There are six types of header fields presents which are:

  1. HTTP Cookie:
A cookie is usually a small piece of data sent from website and store into user's browser while a user is browsing a website. There are seven types of cookies present which are:

  • Session Cookie: A user's session cookie for a website exists in temporary memory only while the user is reading and navigating the website.
  • Persistent Cookie: This cookie is use to record a vital piece of information such as how the user initially came to website. It is also called “Tracking Cookies”.
  • Secure Cookie: This cookie is use via HTTPS and has secure attribute enabled, ensuring that cookie is always encrypted when transmitting from client to server.
  • HTTPOnly Cookie: Only supported by most modern browsers. It is use when only transmitted HTTP or HTTPS request and restricted access from others.
  • Third Party Cookie: These cookies are set with domains different from one shown in the address bar.
  • Super Cookie: This cookie is use for tracking technologies that do not rely on HTTP cookies.
  • Zombie Cookie: This cookie is automatically recreated after the user has deleted them. This is accomplished by script store in content of cookie in other location.

  1. HTTP Etag
It is one of the several mechanisms that HTTP provides for web cache validation and which allows a client to make conditional requests. This allow cache to more efficient and saves bandwidth, as a web server does not need to send a full response if the content has not changed.

  1. HTTP Location
It returned responses from HTTP servers under two circumstances.

  • To ask web browser to load different page. In this circumstances, HTTP Status Code of 3xx should be sent.
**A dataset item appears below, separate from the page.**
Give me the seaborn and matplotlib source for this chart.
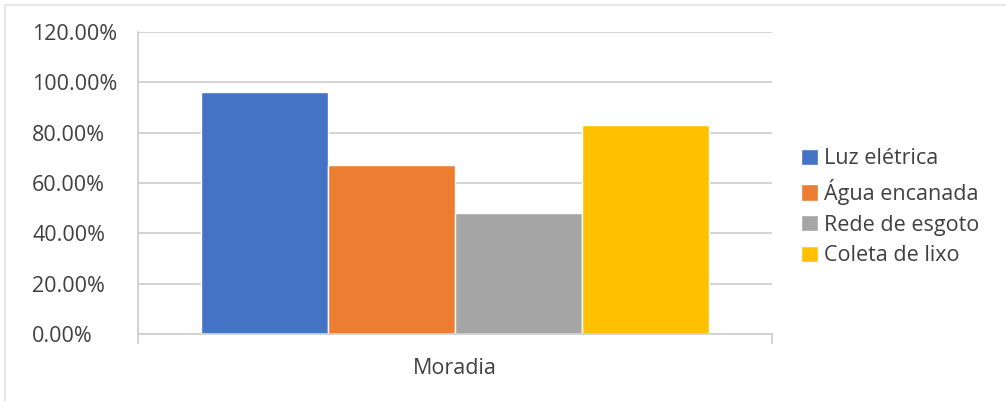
import matplotlib
matplotlib.use("Agg")
import matplotlib.pyplot as plt
from matplotlib.lines import Line2D
from matplotlib.ticker import FuncFormatter
import seaborn as sns
import pandas as pd

# Data
categoria = ["Moradia"]
servicos = ["Luz elétrica", "Água encanada", "Rede de esgoto", "Coleta de lixo"]
percentuais = [0.96, 0.67, 0.48, 0.83]
cores = ["#4472C4", "#ED7D31", "#A5A5A5", "#FFC000"]
yticks = [0.0, 0.2, 0.4, 0.6, 0.8, 1.0, 1.2]

df = pd.DataFrame({
    "categoria": categoria * len(servicos),
    "servico": servicos,
    "valor": percentuais,
})

sns.set_theme(style="white")
plt.rcParams["font.family"] = ["Open Sans", "DejaVu Sans"]
texto = "#404040"
grade = "#d0d0d0"
fs = 15.5

fig = plt.figure(figsize=(10.06, 4.01), dpi=100)
ax = fig.add_axes([0.1372, 0.167, 0.6302, 0.753])

sns.barplot(data=df, x="categoria", y="valor", hue="servico",
            hue_order=servicos, palette=cores, width=0.8,
            saturation=1, ax=ax, legend=True)

ax.set_xlim(-0.5, 0.5)
ax.set_ylim(0, 1.2)
ax.set_yticks(yticks)
ax.yaxis.set_major_formatter(FuncFormatter(lambda v, _: f"{v * 100:.2f}%"))
ax.grid(axis="y", color=grade, linewidth=1.3)
ax.set_axisbelow(True)

for s in ["top", "right"]:
    ax.spines[s].set_visible(False)
for s in ["left", "bottom"]:
    ax.spines[s].set_color(grade)
    ax.spines[s].set_linewidth(1.3)

# y labels are left-aligned in a column starting near the figure edge
tick_len = 7.2
ax.tick_params(axis="y", which="major", direction="out", length=tick_len,
               width=1.3, color=grade, labelsize=fs, labelcolor=texto,
               pad=(138 - 32) * 0.72 - tick_len)
for lab in ax.get_yticklabels():
    lab.set_horizontalalignment("left")

ax.set_xticks([0])
ax.set_xticklabels(["Moradia"])
ax.set_xticks([-0.5, 0.5], minor=True)
ax.tick_params(axis="x", which="major", length=0, labelsize=fs,
               labelcolor=texto, pad=17)
ax.tick_params(axis="x", which="minor", direction="out", length=tick_len,
               width=1.3, color=grade, bottom=True)
ax.set_xlabel("")
ax.set_ylabel("")

handles, labels = ax.get_legend_handles_labels()
ax.legend(handles, labels, loc="upper left", bbox_to_anchor=(0.796, 0.63),
          bbox_transform=fig.transFigure, frameon=False, fontsize=fs,
          labelcolor=texto, handlelength=0.8, handleheight=0.8,
          handletextpad=0.3, labelspacing=0.45, borderaxespad=0,
          borderpad=0)

# Thin frame lines along the top and left edges of the figure
fig.add_artist(Line2D([5 / 1006, 1.0], [1 - 5 / 401] * 2,
                      transform=fig.transFigure, color="#e6e6e6", lw=1.5))
fig.add_artist(Line2D([5 / 1006] * 2, [0.0, 1 - 5 / 401],
                      transform=fig.transFigure, color="#e6e6e6", lw=1.5))

fig.savefig("out.png", dpi=100)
It is passed as part of response by a web server when request URI has: Move Temporarily or More Permanently
  • To provide information about the location of the newly created resource. In this circumstance, location header should be sent HTTP Status Code of 201 & 202.

  1. HTTP Referer
That identifies the address of web page that linked to resource being requested. By clicking the referer, the new web page can see when request originated. Referer logging is used to allow websites and web servers to identify when people are visiting them for statistical puposes.

  1. DNT
The DNT (Do not track) header is HTTP proposed header field use to disable either its tracking or cross-site user tacking of web applications.

  1. X-Forwaded-For
A header field for identifying the originated IP address of client connecting to a web server through an HTTP proxy or load balancer.